On what is concealed by the "anti-semitism" accusation

Most assertions of anti-semitism in the modern world have been badly formed responses to oppression. There are two possible ways of responding in turn:

1) "All they are doing is attacking us"; thus, they have no complaint that is worthy of being recognized. That must be the case, given that the world is sufficiently just and happy the way it is.

2) The "socialism of fools" is a social phenomenon under which may lie real complaints. The real object of those complaints and supposed counter-attacks is not a group of people (such as the Jews) but a system.

3) Understanding this problem, of course, excuses nothing.

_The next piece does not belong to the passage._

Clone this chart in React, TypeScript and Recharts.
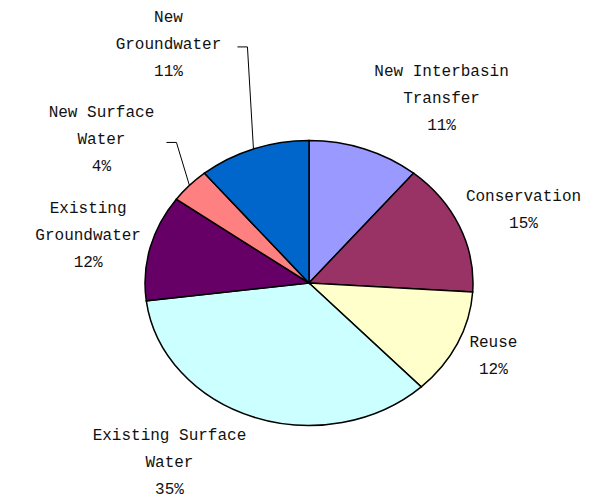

4) The Jewish (and Christian and Muslim) idea that there is a single humanity ruled by a single God (or some modern and more credible, philosophical or scientific, form of that claim) implies necessarily that people who commit acts of injustice are not wrong in their essence (as in some evil will, a gnostic idea) but in their mistaken interpretation of their situation. All thought is interpretation of situations (such as by modeling them in certain ways, telling us what they consist of and mean). Anti-semites, among others, understand their own desires inaccurately.

5) Even those supposedly oppressed people who hate the Jews may still in fact be oppressed. Their desires could be interpreted better. That could be a route to a real peace, which would address what people need or rightly want.

6) Anyone who speaks of the current situation in Gaza as essentially an expression of anti-semitism is guilty of perpetrating a lie. Anti-semitism is not the fundamental problem here. Evidence of that is that only some, not all, opponents of the status quo dislike Jews.

7) This position is Jewish in a way that today's "Zionism" is not. It uses divine names in vain, and worships an idol that represents little more than their own power and success. And that at least tacitly maintains that the care of "God" is particular and exclusive rather than universal. That notion is incoherent.

Sometimes I wonder if philosophers could help political actors think more clearly. As the media are propagandistic, that would be quite an uphill battle. The larger problem is that propaganda, and the empirical discourse of facts that is wielded by it, involves the concealing of motives to justify crimes.